Taking a standards-based approach to organizational cybersecurity is the best strategy in these difficult times. It enables companies to maintain systems of defence and risk mitigation, as well as reduce damage and overall impact in the event of an incident.
For example, ISO 27001 allows organizations to create and document a tailored information security management policy. It provides a systematic approach to counter an array of evolving cybersecurity threats. ISO 27002, meanwhile, provides a code of practice for information security controls.
ISO 27001 also highlights the requirement for a holistic approach to information security, which prioritizes education and training for all employees, regardless of role. Documented policies based on international standards will help leaders instil company-wide awareness and vigilance.

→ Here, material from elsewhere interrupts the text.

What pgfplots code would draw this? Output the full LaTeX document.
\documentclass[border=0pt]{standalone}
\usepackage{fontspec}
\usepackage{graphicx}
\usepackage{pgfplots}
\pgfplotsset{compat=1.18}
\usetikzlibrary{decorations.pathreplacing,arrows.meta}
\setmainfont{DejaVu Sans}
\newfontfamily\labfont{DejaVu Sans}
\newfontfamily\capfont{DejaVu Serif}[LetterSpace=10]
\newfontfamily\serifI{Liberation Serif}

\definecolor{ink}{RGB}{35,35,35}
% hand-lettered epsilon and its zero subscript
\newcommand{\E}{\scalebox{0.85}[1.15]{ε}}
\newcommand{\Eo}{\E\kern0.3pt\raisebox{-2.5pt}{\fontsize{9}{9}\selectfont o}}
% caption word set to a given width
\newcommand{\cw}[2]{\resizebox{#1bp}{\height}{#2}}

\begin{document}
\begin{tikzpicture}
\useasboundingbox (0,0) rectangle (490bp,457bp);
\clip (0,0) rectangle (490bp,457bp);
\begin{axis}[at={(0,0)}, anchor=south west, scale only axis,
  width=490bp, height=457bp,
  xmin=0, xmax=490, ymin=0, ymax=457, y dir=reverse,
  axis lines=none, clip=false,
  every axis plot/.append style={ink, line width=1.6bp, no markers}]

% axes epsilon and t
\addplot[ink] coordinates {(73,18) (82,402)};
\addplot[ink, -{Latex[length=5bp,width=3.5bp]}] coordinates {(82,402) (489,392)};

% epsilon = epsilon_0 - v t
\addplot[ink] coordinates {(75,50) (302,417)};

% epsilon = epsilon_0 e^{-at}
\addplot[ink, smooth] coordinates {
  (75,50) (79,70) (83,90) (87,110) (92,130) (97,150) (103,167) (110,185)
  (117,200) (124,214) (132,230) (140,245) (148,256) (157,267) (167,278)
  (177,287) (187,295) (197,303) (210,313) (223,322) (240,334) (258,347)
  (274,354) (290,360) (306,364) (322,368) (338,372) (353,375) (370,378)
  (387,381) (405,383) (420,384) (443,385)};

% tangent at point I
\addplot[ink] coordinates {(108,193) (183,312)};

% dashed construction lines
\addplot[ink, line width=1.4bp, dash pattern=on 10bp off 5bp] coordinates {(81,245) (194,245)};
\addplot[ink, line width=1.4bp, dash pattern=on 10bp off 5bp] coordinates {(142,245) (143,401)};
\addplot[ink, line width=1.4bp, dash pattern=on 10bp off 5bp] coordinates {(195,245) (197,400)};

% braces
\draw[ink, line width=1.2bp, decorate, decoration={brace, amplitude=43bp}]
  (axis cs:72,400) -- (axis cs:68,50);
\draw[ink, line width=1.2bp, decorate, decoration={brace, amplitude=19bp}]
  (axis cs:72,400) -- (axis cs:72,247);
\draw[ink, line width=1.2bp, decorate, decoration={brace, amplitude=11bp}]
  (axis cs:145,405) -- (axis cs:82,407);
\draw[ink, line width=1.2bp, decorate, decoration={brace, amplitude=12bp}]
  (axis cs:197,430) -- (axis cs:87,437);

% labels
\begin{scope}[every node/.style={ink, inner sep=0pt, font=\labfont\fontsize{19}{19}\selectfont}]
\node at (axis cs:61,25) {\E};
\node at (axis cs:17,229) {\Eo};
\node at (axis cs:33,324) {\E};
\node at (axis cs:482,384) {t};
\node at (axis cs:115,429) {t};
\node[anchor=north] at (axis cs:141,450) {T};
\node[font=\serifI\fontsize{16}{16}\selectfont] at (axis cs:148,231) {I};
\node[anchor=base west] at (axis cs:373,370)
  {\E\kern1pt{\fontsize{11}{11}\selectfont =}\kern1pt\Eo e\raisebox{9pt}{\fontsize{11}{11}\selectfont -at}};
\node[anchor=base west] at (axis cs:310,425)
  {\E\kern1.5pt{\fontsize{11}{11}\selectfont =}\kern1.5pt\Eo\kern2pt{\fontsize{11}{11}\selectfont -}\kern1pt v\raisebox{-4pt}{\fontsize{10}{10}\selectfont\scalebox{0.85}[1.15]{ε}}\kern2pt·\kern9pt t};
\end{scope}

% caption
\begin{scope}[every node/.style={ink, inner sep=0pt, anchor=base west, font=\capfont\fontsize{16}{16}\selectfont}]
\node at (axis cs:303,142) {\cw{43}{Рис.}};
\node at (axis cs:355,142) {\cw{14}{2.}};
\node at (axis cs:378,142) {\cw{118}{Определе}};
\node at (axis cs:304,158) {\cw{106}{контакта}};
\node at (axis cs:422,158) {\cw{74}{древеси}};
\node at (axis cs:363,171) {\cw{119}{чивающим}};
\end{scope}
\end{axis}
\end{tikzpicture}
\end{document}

This is particularly important for groups spread across multiple locations or countries, to ensure all staff understand risks and responsibilities, and embrace specific controls in their everyday activities. With many companies working entirely from home the importance of this approach becomes clear.
Another security area which has been intensified with widespread dispersed working is personal device use. Although smaller firms can more easily quantify and control how staff work on private devices, it can prove difficult for larger corporations. For this reason, it is vital to include personal device rules in all cybersecurity policy documentation.

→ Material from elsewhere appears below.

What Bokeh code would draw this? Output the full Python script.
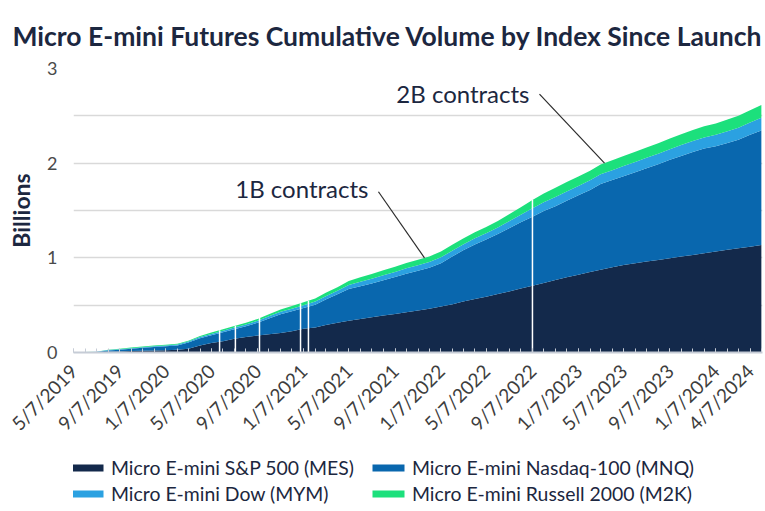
import math
import numpy as np
import pandas as pd
from bokeh.plotting import figure
from bokeh.layouts import column
from bokeh.models import (Range1d, FixedTicker, Legend, LegendItem, Label, ColumnDataSource)
from bokeh.embed import file_html
from bokeh.resources import INLINE

# ---------------- data (billions of contracts, cumulative) ----------------
dates = [
    "2019-05-07", "2019-06-07", "2019-07-07", "2019-08-07", "2019-09-07", "2019-10-07",
    "2019-11-07", "2019-12-07", "2020-01-07", "2020-02-07", "2020-03-07", "2020-04-07",
    "2020-05-07", "2020-06-07", "2020-07-07", "2020-08-07", "2020-09-07", "2020-10-07",
    "2020-11-07", "2020-12-07", "2021-01-07", "2021-02-07", "2021-03-07", "2021-04-07",
    "2021-05-07", "2021-06-07", "2021-07-07", "2021-08-07", "2021-09-07", "2021-10-07",
    "2021-11-07", "2021-12-07", "2022-01-07", "2022-02-07", "2022-03-07", "2022-04-07",
    "2022-05-07", "2022-06-07", "2022-07-07", "2022-08-07", "2022-09-07", "2022-10-07",
    "2022-11-07", "2022-12-07", "2023-01-07", "2023-02-07", "2023-03-07", "2023-04-07",
    "2023-05-07", "2023-06-07", "2023-07-07", "2023-08-07", "2023-09-07", "2023-10-07",
    "2023-11-07", "2023-12-07", "2024-01-07", "2024-02-07", "2024-03-07", "2024-04-07",
    "2024-05-07",
]
mes = [0, 0.001, 0.002, 0.008, 0.011, 0.015, 0.018, 0.021, 0.024, 0.028, 0.04, 0.075,
       0.1, 0.12, 0.145, 0.165, 0.18, 0.192, 0.205, 0.225, 0.25, 0.265, 0.29, 0.315,
       0.335, 0.355, 0.372, 0.39, 0.408, 0.425, 0.443, 0.462, 0.485, 0.51, 0.54, 0.565,
       0.59, 0.618, 0.645, 0.675, 0.705, 0.735, 0.765, 0.795, 0.822, 0.85, 0.875, 0.9,
       0.925, 0.943, 0.96, 0.978, 0.995, 1.013, 1.03, 1.048, 1.068, 1.085, 1.1, 1.118,
       1.135]
mnq = [0, 0.002, 0.004, 0.014, 0.019, 0.025, 0.031, 0.038, 0.042, 0.047, 0.065, 0.076,
       0.082, 0.094, 0.101, 0.113, 0.135, 0.168, 0.2, 0.21, 0.22, 0.24, 0.27, 0.30,
       0.335, 0.345, 0.358, 0.373, 0.389, 0.408, 0.421, 0.433, 0.459, 0.506, 0.539, 0.577,
       0.603, 0.634, 0.667, 0.70, 0.73, 0.76, 0.78, 0.807, 0.838, 0.867, 0.904, 0.921,
       0.938, 0.962, 0.987, 1.011, 1.041, 1.064, 1.088, 1.106, 1.112, 1.129, 1.148, 1.182,
       1.21]
mym = [0, 0.0005, 0.001, 0.004, 0.005, 0.006, 0.007, 0.008, 0.009, 0.009, 0.01, 0.012,
       0.014, 0.016, 0.017, 0.019, 0.02, 0.023, 0.025, 0.028, 0.03, 0.033, 0.035, 0.038,
       0.043, 0.048, 0.05, 0.053, 0.054, 0.056, 0.058, 0.06, 0.061, 0.062, 0.063, 0.064,
       0.066, 0.069, 0.074, 0.08, 0.088, 0.093, 0.098, 0.099, 0.1, 0.102, 0.103, 0.105,
       0.106, 0.108, 0.109, 0.111, 0.112, 0.114, 0.116, 0.118, 0.12, 0.123, 0.126, 0.13,
       0.135]
m2k = [0, 0.0005, 0.001, 0.004, 0.005, 0.006, 0.007, 0.008, 0.008, 0.009, 0.01, 0.012,
       0.014, 0.015, 0.017, 0.018, 0.02, 0.022, 0.025, 0.027, 0.03, 0.032, 0.035, 0.037,
       0.042, 0.047, 0.05, 0.052, 0.054, 0.056, 0.058, 0.06, 0.061, 0.062, 0.063, 0.064,
       0.066, 0.069, 0.074, 0.08, 0.087, 0.092, 0.097, 0.099, 0.1, 0.101, 0.103, 0.104,
       0.106, 0.107, 0.109, 0.11, 0.112, 0.114, 0.116, 0.118, 0.12, 0.123, 0.126, 0.13,
       0.135]

series_names = [
    "Micro E-mini S&P 500 (MES)",
    "Micro E-mini Nasdaq-100 (MNQ)",
    "Micro E-mini Dow (MYM)",
    "Micro E-mini Russell 2000 (M2K)",
]
tick_labels = ["5/7/2019", "9/7/2019", "1/7/2020", "5/7/2020", "9/7/2020", "1/7/2021",
               "5/7/2021", "9/7/2021", "1/7/2022", "5/7/2022", "9/7/2022", "1/7/2023",
               "5/7/2023", "9/7/2023", "1/7/2024", "4/7/2024"]
y_ticks = [0, 1, 2, 3]
# dates where the source chart shows thin white breaks in the stack
gap_dates = ["2020-05-29", "2020-07-10", "2020-09-12", "2020-12-30", "2021-01-20", "2022-09-07"]
milestones = [1.0, 2.0]
milestone_labels = ["1B contracts", "2B contracts"]
title_text = "Micro E-mini Futures Cumulative Volume by Index Since Launch"

# ---------------- styling ----------------
colors = ["#13294b", "#0967ae", "#2ba1e1", "#1ce07c"]
FONT = "Lato"
TEXT_DARK = "#1c2740"
W = 765
BORDER_L, BORDER_R = 73, 3
MAIN_H, LEG_H = 445, 66
FRAME_W, FRAME_H = W - BORDER_L - BORDER_R, 288

start = pd.Timestamp(dates[0])
day = (pd.to_datetime(dates) - start).days.to_numpy().astype(float)
tick_days = [int(d) for d in (pd.to_datetime(tick_labels, format="%m/%d/%Y") - start).days]
minor_days = [int(d) for d in (pd.date_range(dates[0], dates[-1], freq=pd.DateOffset(months=1)) - start).days]

X_END = 1830
px_per_day = FRAME_W / X_END
px_per_unit = FRAME_H / 3.0

src = ColumnDataSource(dict(x=day, MES=mes, MNQ=mnq, MYM=mym, M2K=m2k))

# ---------------- main chart ----------------
p = figure(width=W, height=MAIN_H, output_backend="svg", toolbar_location=None,
           x_range=Range1d(0, X_END), y_range=Range1d(0, 3),
           min_border_left=BORDER_L, min_border_right=BORDER_R, min_border_top=67,
           min_border_bottom=90)
p.outline_line_color = None

p.title.text = title_text
p.title.text_font = FONT
p.title.text_font_size = "26.5px"
p.title.text_font_style = "bold"
p.title.text_color = TEXT_DARK
p.title.align = "left"
p.title.offset = 12 - BORDER_L
p.title.standoff = 34

renderers = p.varea_stack(["MES", "MNQ", "MYM", "M2K"], x="x", color=colors, source=src)

total = np.array(mes) + np.array(mnq) + np.array(mym) + np.array(m2k)
gdays = (pd.to_datetime(gap_dates) - start).days.to_numpy().astype(float)
gtop = np.interp(gdays, day, total)
p.segment(x0=gdays, y0=np.zeros(len(gdays)), x1=gdays, y1=gtop, line_color="white", line_width=1.5)

ann = [(-46, 67, 3), (-65, 70, 1)]  # (dx px, dy px, text y offset)
for m, lbl, (dxp, dyp, toff) in zip(milestones, milestone_labels, ann):
    xt = float(np.interp(m, total, day))
    xs = xt + dxp / px_per_day
    ys = m + dyp / px_per_unit
    p.segment(x0=[xs], y0=[ys], x1=[xt], y1=[m], line_color="#2b2b2b", line_width=1.2)
    p.add_layout(Label(x=xs, y=ys, x_offset=-10, y_offset=toff, text=lbl,
                       text_align="right", text_baseline="middle",
                       text_font=FONT, text_font_size="24px", text_color=TEXT_DARK))

p.yaxis.ticker = FixedTicker(ticks=y_ticks)
p.yaxis.axis_line_color = None
p.yaxis.major_tick_line_color = None
p.yaxis.minor_tick_line_color = None
p.yaxis.major_label_text_font = FONT
p.yaxis.major_label_text_font_size = "18px"
p.yaxis.major_label_text_color = "#4a4a4a"
p.yaxis.major_label_standoff = 10
p.yaxis.axis_label = "Billions"
p.yaxis.axis_label_text_font = FONT
p.yaxis.axis_label_text_font_size = "23px"
p.yaxis.axis_label_text_font_style = "bold"
p.yaxis.axis_label_text_color = TEXT_DARK
p.yaxis.axis_label_standoff = 9

p.ygrid.ticker = FixedTicker(ticks=[0.5, 1, 1.5, 2, 2.5, 3])
p.ygrid.grid_line_color = "#d9d9d9"
p.ygrid.grid_line_width = 1.5
p.xgrid.grid_line_color = None

xaxis = p.xaxis[0]
xaxis.ticker = FixedTicker(ticks=tick_days, minor_ticks=minor_days)
xaxis.major_label_overrides = {d: l for d, l in zip(tick_days, tick_labels)}
xaxis.major_label_orientation = math.pi / 4
xaxis.major_label_text_font = FONT
xaxis.major_label_text_font_size = "19px"
xaxis.major_label_text_color = "#3d3d3d"
xaxis.major_label_standoff = 15
xaxis.axis_line_color = "#c6ccd6"
xaxis.axis_line_width = 2
xaxis.major_tick_in = 4
xaxis.major_tick_out = 0
xaxis.minor_tick_in = 4
xaxis.minor_tick_out = 0
xaxis.major_tick_line_color = "#c6ccd6"
xaxis.minor_tick_line_color = "#c6ccd6"

# ---------------- legend strip ----------------
pl = figure(width=W, height=LEG_H, output_backend="svg", toolbar_location=None,
            x_range=Range1d(-20, -10), y_range=Range1d(0, 1), x_axis_location=None,
            y_axis_location=None, title_location=None, min_border_left=BORDER_L,
            min_border_right=BORDER_R, min_border_top=0, min_border_bottom=0)
pl.outline_line_color = None
pl.xgrid.visible = False
pl.ygrid.visible = False
leg_renderers = pl.varea_stack(["MES", "MNQ", "MYM", "M2K"], x="x", color=colors, source=src)
items = [LegendItem(label=n, renderers=[r]) for n, r in zip(series_names, leg_renderers)]
legend = Legend(items=items, location=(-6, 6), orientation="horizontal", ncols=2,
                glyph_width=40, glyph_height=9, label_height=24, spacing=2,
                label_standoff=4, label_width=255, padding=0, margin=0,
                border_line_color=None, background_fill_alpha=0,
                label_text_font=FONT, label_text_font_size="19.4px", label_text_color=TEXT_DARK)
pl.add_layout(legend)

layout = column(p, pl, spacing=0)
open("out.html", "w").write(file_html(layout, INLINE))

When it comes to governing information security within an organization, businesses can consult ISO 27014 for guidance on key concepts and principles. The standard helps managers make timely decisions regarding information security issues in support of their business objectives.

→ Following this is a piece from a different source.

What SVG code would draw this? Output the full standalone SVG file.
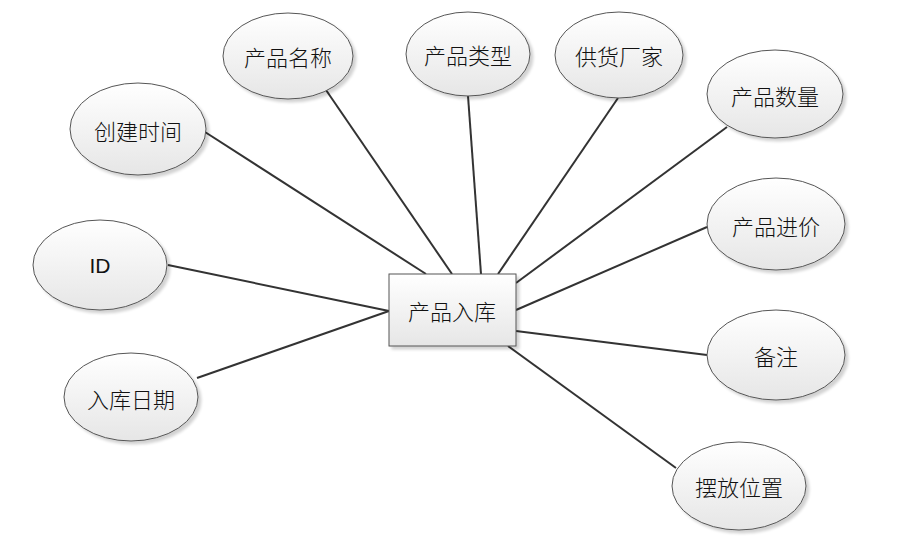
<svg xmlns="http://www.w3.org/2000/svg" width="920" height="544" viewBox="0 0 920 544">
<defs>
<linearGradient id="g" x1="0" y1="0" x2="0" y2="1">
<stop offset="0" stop-color="#ffffff"/>
<stop offset="1" stop-color="#e6e6e6"/>
</linearGradient>
<filter id="sh" x="-20%" y="-20%" width="150%" height="150%">
<feGaussianBlur in="SourceAlpha" stdDeviation="1.5"/>
<feOffset dx="3" dy="3" result="b"/>
<feComponentTransfer><feFuncA type="linear" slope="0.18"/></feComponentTransfer>
<feMerge><feMergeNode/><feMergeNode in="SourceGraphic"/></feMerge>
</filter>
</defs>
<style>
.n{fill:url(#g);stroke:#555;stroke-width:1;filter:url(#sh)}
.c{stroke:#333;stroke-width:2;fill:none}
.t{font-family:"Noto Sans CJK SC","Liberation Sans",sans-serif;font-size:22px;font-weight:300;fill:#111;text-anchor:middle;dominant-baseline:central}
.e{font-family:"Liberation Sans",sans-serif;font-size:21px;fill:#111;text-anchor:middle;dominant-baseline:central}
</style>
<rect width="920" height="544" fill="#fff"/>
<g id="connectors">
<line class="c" x1="205" y1="132" x2="426" y2="274"/>
<line class="c" x1="326" y1="90" x2="452" y2="274"/>
<line class="c" x1="468" y1="96" x2="481" y2="274"/>
<line class="c" x1="618" y1="98" x2="498" y2="274"/>
<line class="c" x1="727" y1="127" x2="516" y2="283"/>
<line class="c" x1="707" y1="227" x2="516" y2="310"/>
<line class="c" x1="707" y1="355" x2="516" y2="331"/>
<line class="c" x1="508" y1="346" x2="676" y2="468"/>
<line class="c" x1="168" y1="265" x2="389" y2="311"/>
<line class="c" x1="197" y1="378" x2="389" y2="311"/>
</g>
<g id="center">
<rect class="n" x="389" y="274" width="127" height="72"/>
<text class="t" x="452" y="310">产品入库</text>
</g>
<g id="n1"><ellipse class="n" cx="138" cy="129" rx="68" ry="46"/><text class="t" x="138" y="130">创建时间</text></g>
<g id="n2"><ellipse class="n" cx="288" cy="56" rx="65" ry="43"/><text class="t" x="288" y="56">产品名称</text></g>
<g id="n3"><ellipse class="n" cx="468" cy="54" rx="62" ry="42"/><text class="t" x="468" y="54">产品类型</text></g>
<g id="n4"><ellipse class="n" cx="619" cy="55" rx="64" ry="43"/><text class="t" x="619" y="55">供货厂家</text></g>
<g id="n5"><ellipse class="n" cx="775" cy="94" rx="68" ry="44"/><text class="t" x="775" y="95">产品数量</text></g>
<g id="n6"><ellipse class="n" cx="100" cy="265" rx="67" ry="45"/><text class="e" x="100" y="265">ID</text></g>
<g id="n7"><ellipse class="n" cx="776" cy="224" rx="69" ry="46"/><text class="t" x="776" y="225">产品进价</text></g>
<g id="n8"><ellipse class="n" cx="776" cy="355" rx="69" ry="45"/><text class="t" x="776" y="355">备注</text></g>
<g id="n9"><ellipse class="n" cx="131" cy="397" rx="67" ry="44"/><text class="t" x="131" y="398">入库日期</text></g>
<g id="n10"><ellipse class="n" cx="739" cy="486" rx="67" ry="44"/><text class="t" x="739" y="486">摆放位置</text></g>
</svg>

Cloud-based services and storage policies are an important operational consideration for every modern organization. ISO 27017 provides enhanced controls for both cloud service providers and their customers. It clarifies roles and responsibilities to ensure that cloud services are as secure as possible. Further to this, ISO 27701 helps organizations protect the personal information they handle.
International standards also introduce frequent measurement, benchmarking and continued optimization, underlining the fact that cybersecurity is always an ongoing process and is never complete. Because the nature and complexity of external threats are constantly evolving, so too must organizational defences.
As a result, it’s advisable to set cybersecurity as a standing agenda item at board meetings, both to underline its strategic importance and encourage an ongoing and open dialogue. Further to this, frequent internal communications and reminders should be used to keep staff informed and engaged.
The supply chain disruption caused has been felt around the world, affecting businesses in every sector. As well as general supply chain security standards, organizations can draw upon more specific guidance. For example, ISO 27036-1, which provides an overview for information security within supplier relationships, and ISO 27036-3, which outlines related guidelines for supply chain security.
Many forward-thinking companies also run phishing simulations and other training scenarios to assess specific training requirements and risk areas. For further help with benchmarking threat levels, executives can consult ISO 18045 for a methodology for security evaluation, and ISO 15408-3, which provides evaluation criteria and security assurance components for IT security.
Certification to international standards will demonstrate to partners, stakeholders, investors and customers your business is committed to maintaining the highest levels of information security. This is an even more important consideration in the current climate of uncertainty and tentative economic recovery. By strengthening security measures and educating staff on cybersecurity, you can ensure your business moves forward successfully in 2020 and beyond.